Читаем Amor legendi, или Чудо русской литературы полностью

Начавшийся в 1840-е годы и все усиливающийся отход от Гегеля, безусловно, способствовал обращению читателя к Шопенгауэру. Русская действительность значительно затрудняла восприятие гегелевского учения о Мировом Духе и о планомерности Истории. Намного ближе и понятнее была позиция Шопенгауэра, согласно которой политика и история представляют собой беспорядочное скопление импульсов, не имеющих ни смысла, ни морали, в которых проявляются человеческое ничтожество и жалость («eadem, sed aliter»)[419]. В разочарованной в самой себе России учение Шопенгауэра, безусловно, должно было найти своих приверженцев. Особенно привлекательной была его идея о том, что в моральном аспекте решается не судьба народов, а только судьба отдельного человека. С одобрением было воспринято в России и утверждение Шопенгауэра, что писатели и философы могут способствовать постижению человеческой сути больше, чем историки. В среде русской интеллигенции нашла понимание и борьба Шопенгауэра против – по его собственному выражению – «гегелевской псевдомудрости».

Не только антигегелевское развенчивание государства и исторической телеологии, но и недоверие Шопенгауэра к официальной Церкви и догматической теологии вызвали положительную реакцию среди русских интеллигентов. Многие из них были разочарованы церковно-авторитарным стилем мышления и подвергали сомнению притязания ортодоксальной теологии быть глашатаем «единственной истины». Они поддерживали мнение Шопенгауэра о том, что истинная философия должна быть свободна в подходе к теологии и должна включать в себя атеистический компонент[420].

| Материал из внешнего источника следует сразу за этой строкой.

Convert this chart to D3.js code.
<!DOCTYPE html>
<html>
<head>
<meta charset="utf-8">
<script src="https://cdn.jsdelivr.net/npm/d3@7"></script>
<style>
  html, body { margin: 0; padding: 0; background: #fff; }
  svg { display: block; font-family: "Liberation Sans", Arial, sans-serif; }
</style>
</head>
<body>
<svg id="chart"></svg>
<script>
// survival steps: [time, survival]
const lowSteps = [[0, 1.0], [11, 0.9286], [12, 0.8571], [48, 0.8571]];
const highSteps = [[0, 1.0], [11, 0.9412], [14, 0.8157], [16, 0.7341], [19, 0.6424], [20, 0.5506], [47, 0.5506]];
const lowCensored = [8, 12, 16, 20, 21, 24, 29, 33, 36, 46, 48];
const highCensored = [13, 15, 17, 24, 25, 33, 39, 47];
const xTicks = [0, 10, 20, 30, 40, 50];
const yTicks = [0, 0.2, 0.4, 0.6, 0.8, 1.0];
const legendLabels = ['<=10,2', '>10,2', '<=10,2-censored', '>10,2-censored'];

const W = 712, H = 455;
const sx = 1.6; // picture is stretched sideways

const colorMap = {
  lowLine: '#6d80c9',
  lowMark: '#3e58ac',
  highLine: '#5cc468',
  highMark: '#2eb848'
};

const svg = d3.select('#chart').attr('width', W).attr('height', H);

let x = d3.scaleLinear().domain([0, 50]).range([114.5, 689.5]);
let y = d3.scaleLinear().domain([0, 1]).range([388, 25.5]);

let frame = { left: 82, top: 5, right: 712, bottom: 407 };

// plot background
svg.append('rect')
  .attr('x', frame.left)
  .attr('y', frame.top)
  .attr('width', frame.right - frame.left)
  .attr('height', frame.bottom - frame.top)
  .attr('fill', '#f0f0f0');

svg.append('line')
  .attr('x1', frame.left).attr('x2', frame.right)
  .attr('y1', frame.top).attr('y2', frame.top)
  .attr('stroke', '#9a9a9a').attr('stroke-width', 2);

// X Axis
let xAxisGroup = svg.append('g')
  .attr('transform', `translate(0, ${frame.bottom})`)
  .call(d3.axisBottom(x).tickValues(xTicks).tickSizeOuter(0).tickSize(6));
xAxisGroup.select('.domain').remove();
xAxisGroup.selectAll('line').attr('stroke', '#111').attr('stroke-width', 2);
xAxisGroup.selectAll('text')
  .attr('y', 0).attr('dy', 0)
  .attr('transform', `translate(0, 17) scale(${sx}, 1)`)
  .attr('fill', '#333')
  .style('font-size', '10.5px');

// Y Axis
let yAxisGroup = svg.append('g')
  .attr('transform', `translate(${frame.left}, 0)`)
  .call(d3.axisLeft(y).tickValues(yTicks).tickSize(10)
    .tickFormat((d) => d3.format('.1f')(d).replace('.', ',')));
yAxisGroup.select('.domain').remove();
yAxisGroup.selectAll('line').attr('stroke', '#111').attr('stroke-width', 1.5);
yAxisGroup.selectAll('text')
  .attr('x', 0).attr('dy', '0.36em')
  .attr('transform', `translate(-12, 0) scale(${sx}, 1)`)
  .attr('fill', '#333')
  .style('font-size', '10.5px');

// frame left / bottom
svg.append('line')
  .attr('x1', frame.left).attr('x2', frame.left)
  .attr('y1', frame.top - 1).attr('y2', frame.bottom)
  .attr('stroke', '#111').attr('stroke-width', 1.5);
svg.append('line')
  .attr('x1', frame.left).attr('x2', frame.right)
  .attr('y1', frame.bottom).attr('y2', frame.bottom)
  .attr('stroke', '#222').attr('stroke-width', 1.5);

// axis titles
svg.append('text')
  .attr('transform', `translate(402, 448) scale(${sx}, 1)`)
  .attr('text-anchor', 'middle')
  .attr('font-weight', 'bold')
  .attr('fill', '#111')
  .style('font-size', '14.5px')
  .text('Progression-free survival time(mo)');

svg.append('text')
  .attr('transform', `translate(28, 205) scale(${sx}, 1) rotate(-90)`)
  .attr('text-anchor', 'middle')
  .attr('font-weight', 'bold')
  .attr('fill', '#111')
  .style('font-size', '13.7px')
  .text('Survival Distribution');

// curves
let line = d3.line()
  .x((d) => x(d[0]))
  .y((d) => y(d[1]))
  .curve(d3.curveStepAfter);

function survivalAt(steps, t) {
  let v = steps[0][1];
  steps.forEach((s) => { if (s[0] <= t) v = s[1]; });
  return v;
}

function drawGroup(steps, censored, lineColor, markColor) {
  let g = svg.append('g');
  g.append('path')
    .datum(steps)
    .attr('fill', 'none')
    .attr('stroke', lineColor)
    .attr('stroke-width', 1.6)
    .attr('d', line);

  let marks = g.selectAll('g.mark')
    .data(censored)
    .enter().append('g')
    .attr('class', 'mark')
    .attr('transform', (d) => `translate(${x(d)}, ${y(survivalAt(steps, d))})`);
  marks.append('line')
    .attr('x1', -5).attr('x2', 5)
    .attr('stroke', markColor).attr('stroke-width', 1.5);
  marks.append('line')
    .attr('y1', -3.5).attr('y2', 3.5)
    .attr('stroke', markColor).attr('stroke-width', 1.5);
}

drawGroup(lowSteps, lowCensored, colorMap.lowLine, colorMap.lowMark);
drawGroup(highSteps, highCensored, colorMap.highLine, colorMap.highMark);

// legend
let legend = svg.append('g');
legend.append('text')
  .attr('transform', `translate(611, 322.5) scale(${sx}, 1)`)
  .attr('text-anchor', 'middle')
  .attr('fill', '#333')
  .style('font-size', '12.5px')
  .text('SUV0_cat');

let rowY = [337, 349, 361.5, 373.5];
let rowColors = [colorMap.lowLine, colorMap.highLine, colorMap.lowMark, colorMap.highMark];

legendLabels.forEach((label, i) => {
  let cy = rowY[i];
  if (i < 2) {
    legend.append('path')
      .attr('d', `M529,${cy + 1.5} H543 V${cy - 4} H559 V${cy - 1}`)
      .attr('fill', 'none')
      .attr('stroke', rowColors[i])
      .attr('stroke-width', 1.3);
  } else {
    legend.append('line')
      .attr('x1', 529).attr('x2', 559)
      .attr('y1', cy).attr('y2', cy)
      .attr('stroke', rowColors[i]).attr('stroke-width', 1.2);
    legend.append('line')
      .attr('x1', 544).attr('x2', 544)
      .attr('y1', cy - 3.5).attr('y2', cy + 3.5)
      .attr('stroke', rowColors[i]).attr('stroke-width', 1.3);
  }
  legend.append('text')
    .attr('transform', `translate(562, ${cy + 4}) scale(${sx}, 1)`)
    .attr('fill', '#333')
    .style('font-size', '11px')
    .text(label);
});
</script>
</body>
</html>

Отход от Гегеля и обращение к Шопенгауэру сопровождались и поддерживались также сменой методологической парадигмы. Начиная с 1840-х годов в России значительно возросло влияние естественных наук, материализма и эмпиризма. Это означало, что вместо традиционной дедукции идеализма предпочтение отдавалось индуктивному методу: опыт ставился выше теории. Поскольку Шопенгауэр исходил из «наглядного представления» и «эмпирического сознания» его можно было бы, с некоторыми оговорками, причислить к приверженцам индуктивного метода. Тем более, если иметь в виду его тезис об объединении метафизики и эмпирики. Даже его пессимизм можно рассматривать как «скрытое связующее звено между материализмом и метафизикой»[421].

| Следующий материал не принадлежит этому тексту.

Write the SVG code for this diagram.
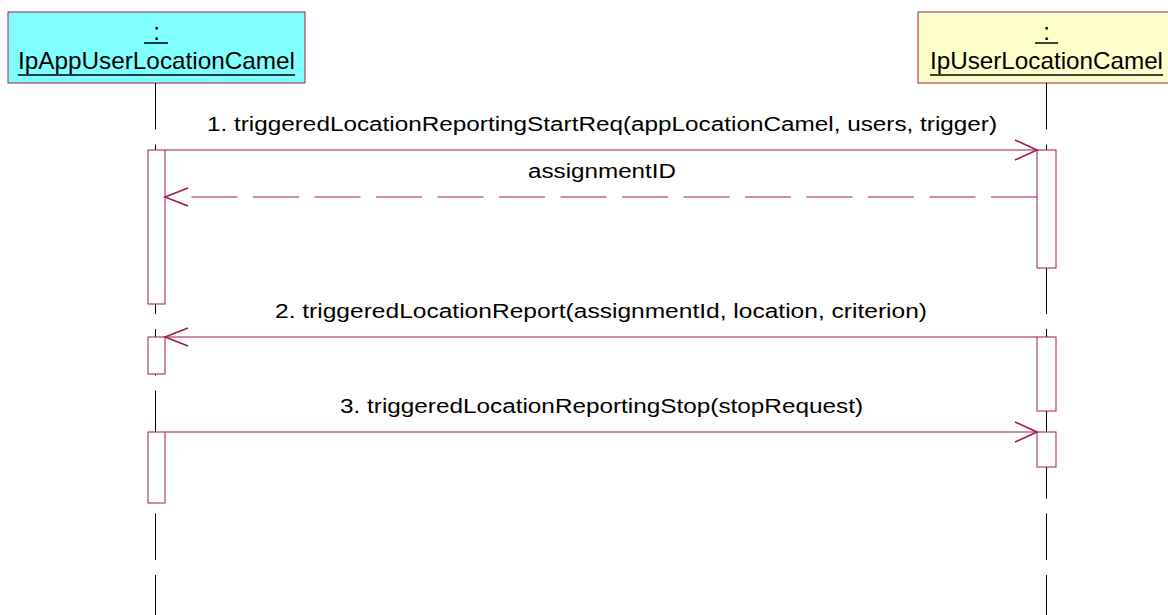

В эмпирической ориентации скрывался, наконец, момент детабуизации, который также не следует недооценивать. Подробно описывая и беспощадно критикуя «издевательскую власть случая», «невозможность спасения правых и невиновных», изображая horror mortis, ужасы смерти, и необузданные движущие силы плотской любви, Шопенгауэр делал для читателя доступными темы, которые обычно становились жертвами пера российских цензоров и церковных блюстителей нравственности и порядка. Эта детабуизация воспринималась с большой живостью и одобрением, тем более что Россия недавно распрощалась с классическими гуманистическими идеалами. В центре внимания и дискуссий находились уже не «прекрасная душа» или романтическая любовь, а «лишний человек», трезвый ученый, демонический злодей или сексуальный маньяк. Идеалистические спекуляции уступили место реализму и натурализму.

III. Предиспозиция читателя

Нижеследующие высказывания и замечания относятся к мировоззрению русских писателей, видным представителям своего времени, и свидетельствуют об интересе к Шопенгауэру в России второй половины XIX в. Тургенев, Толстой (до окончания работы над «Анной Карениной»), Фет представляют первое поколение поклонников Шопенгауэра в среде литераторов. Вполне естественно, что и на них оказали влияние веяния времени. Те авторы, которые отвергали учение Шопенгауэра, исходя, прежде всего, из позиций материализма, в данной статье не рассматриваются.

Благоприятными предпосылками для занятия философией являются наличие свободного времени и подходящих условий для работы. У русских поместных дворян Тургенева, Фета, Толстого было и то и другое. Они олицетворяли собой идеал шопенгауэровского «Privatier» (человека без определенных занятий) и могли жить согласно библейскому изречению «Мудрость хороша в сочетании с наследством»[422]. В своих «дворянских гнездах» они воплощали в жизнь постулат Шопенгауэра об одиночестве: «потому что человек свободен, когда он один»[423].